We want to derive a distribution from two Gaussian distributions using the definition of a compound distribution $$ \qquad \qquad \qquad \quad f(z) = \int g(z|\theta) h(\theta) \,\text{d}\theta \qquad \qquad \qquad (*) $$ More specific, we would like to use $(*)$ when $g(z|\sigma)$ is the pdf of a 1D complex normal distribution (ie $Z \sim \mathcal{CN}(0, |\sigma|^2)$), where $\Sigma \sim N(0, \tilde{\sigma}^2)$ with pdf $h(\sigma)$. The complex normal distribution will be defined $$ g(z|\sigma) = \frac{1}{\pi \sigma^2}e^\frac{|z|^2}{\sigma^2}, \qquad z\in\mathbb{C}, $$ where $\sigma$ is normally distributed $$ h(\sigma) = \frac{1}{\sqrt{2\pi}\tilde{\sigma}} \exp\left(-\frac{1}{2\tilde{\sigma}^2} \sigma^2\right), \qquad \sigma\in\mathbb{R}. $$
From the definition in $(*)$ we then get an integral $$ \begin{align} \int_{-\infty}^\infty \frac{1}{\pi \sigma^2}e^\frac{|z|^2}{\sigma^2} \frac{1}{\sqrt{2\pi}\tilde{\sigma}} \exp\left(-\frac{1}{2\tilde{\sigma}^2} \sigma^2\right) \, \text{d} \sigma = 2 \int_{0}^\infty \frac{1}{\pi \sigma^2}e^\frac{|z|^2}{\sigma^2} \frac{1}{\sqrt{2\pi}\tilde{\sigma}} \exp\left(-\frac{1}{2\tilde{\sigma}^2} \sigma^2\right) \, \text{d} \sigma, \end{align} $$ where the last step comes from that the function is even.

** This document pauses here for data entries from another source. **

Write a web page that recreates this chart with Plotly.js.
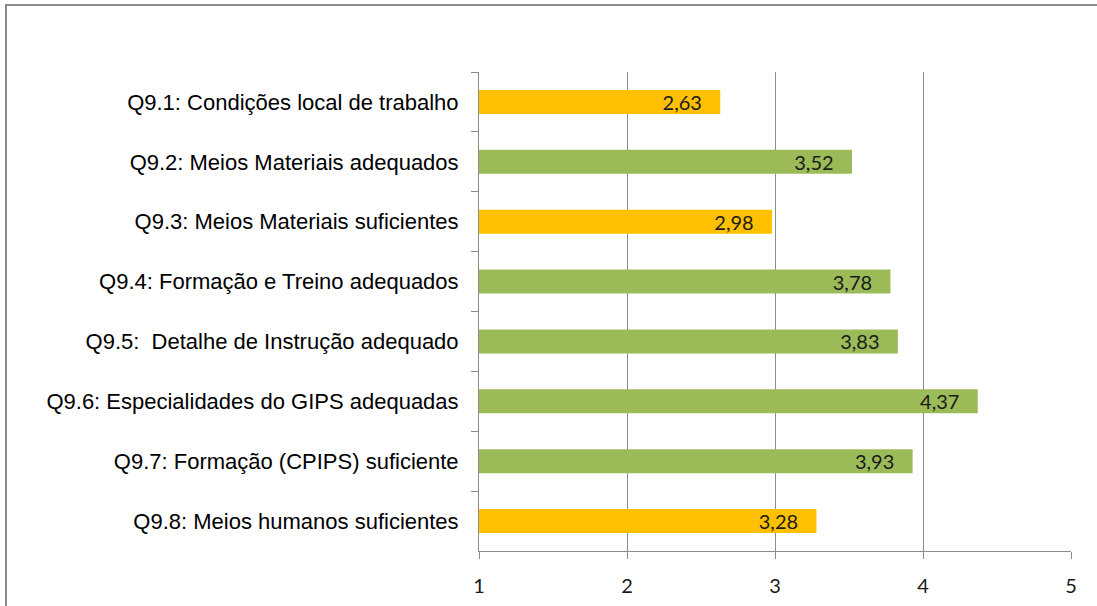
<!DOCTYPE html>
<html>
<head>
<meta charset="utf-8">
<script src="https://cdn.plot.ly/plotly-3.0.1.min.js"></script>
<style>
html,body{margin:0;padding:0;background:#fff;}
#wrap{position:relative;width:1097px;height:606px;overflow:hidden;}
#chart{position:absolute;left:0;top:0;width:1097px;height:606px;}
#frame{position:absolute;left:5px;top:4px;width:1200px;height:700px;border-left:2px solid #8a8a8a;border-top:2px solid #8a8a8a;pointer-events:none;}
</style>
</head>
<body>
<div id="wrap"><div id="chart"></div><div id="frame"></div></div>
<script>
const categories = [
  "Q9.1: Condições local de trabalho",
  "Q9.2: Meios Materiais adequados",
  "Q9.3: Meios Materiais suficientes",
  "Q9.4: Formação e Treino adequados",
  "Q9.5:  Detalhe de Instrução adequado",
  "Q9.6: Especialidades do GIPS adequadas",
  "Q9.7: Formação (CPIPS) suficiente",
  "Q9.8: Meios humanos suficientes"
];
const values = [2.63, 3.52, 2.98, 3.78, 3.83, 4.37, 3.93, 3.28];
const barColors = ["#FFC000", "#9BBB59", "#FFC000", "#9BBB59", "#9BBB59", "#9BBB59", "#9BBB59", "#FFC000"];
const xTicks = [1, 2, 3, 4, 5];

const trace = {
  type: "bar",
  orientation: "h",
  y: categories,
  x: values,
  marker: {color: barColors, line: {width: 0}},
  texttemplate: "%{x:.2f}\u00a0\u00a0\u00a0",
  textposition: "inside",
  insidetextanchor: "end",
  constraintext: "none",
  textfont: {family: "Lato, 'Open Sans', sans-serif", size: 20, color: "#1a1a1a"},
  hoverinfo: "none",
  cliponaxis: true
};

const layout = {
  width: 1097, height: 606,
  margin: {l: 479, r: 26, t: 72, b: 55},
  paper_bgcolor: "#ffffff",
  plot_bgcolor: "#ffffff",
  separators: ",.",
  showlegend: false,
  bargap: 0.6,
  xaxis: {
    range: [1, 5],
    tickvals: xTicks,
    ticktext: xTicks.map(String),
    showgrid: true,
    gridcolor: "#8c8c8c",
    gridwidth: 1,
    zeroline: false,
    showline: true,
    linecolor: "#8c8c8c",
    linewidth: 1,
    ticks: "outside",
    ticklen: 7,
    tickcolor: "#8c8c8c",
    ticklabelstandoff: 10,
    tickfont: {family: "Lato, 'Open Sans', sans-serif", size: 20, color: "#1a1a1a"},
    fixedrange: true
  },
  yaxis: {
    type: "category",
    autorange: "reversed",
    showline: true,
    linecolor: "#8c8c8c",
    linewidth: 1,
    ticks: "outside",
    tickson: "boundaries",
    ticklen: 7,
    tickcolor: "#8c8c8c",
    showgrid: false,
    ticklabelstandoff: 15,
    tickfont: {family: "'Liberation Sans', Arial, sans-serif", size: 22, color: "#000000"},
    fixedrange: true
  }
};

Plotly.newPlot("chart", [trace], layout, {staticPlot: true, displayModeBar: false});
</script>
</body>
</html>
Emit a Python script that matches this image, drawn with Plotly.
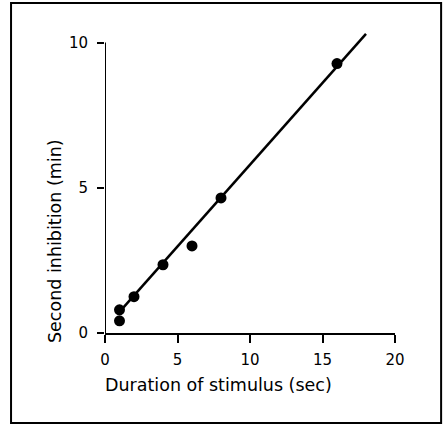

Hence, we end up with an integral similar to the one below. $$ \int_0^\infty \exp\left(-\frac{1}{\sigma^2} - \sigma^2\right)\frac{1}{\sigma^2}\, \text{d} \sigma. $$ And if we make the substitution $x = 1/\sigma$ => $\text{d}x = -1/\sigma^2 \text{d} \sigma$, we get $$ -\int_{-\infty}^0 \exp\left(-x^2-\frac{1}{x^2}\right)\, \text{d} x $$ According to integral calculator this should have a solution (but not an analytical solution) consisting of erfc factors. I suppose you can rewrite this as a normal distribution but I cant understand how exactly.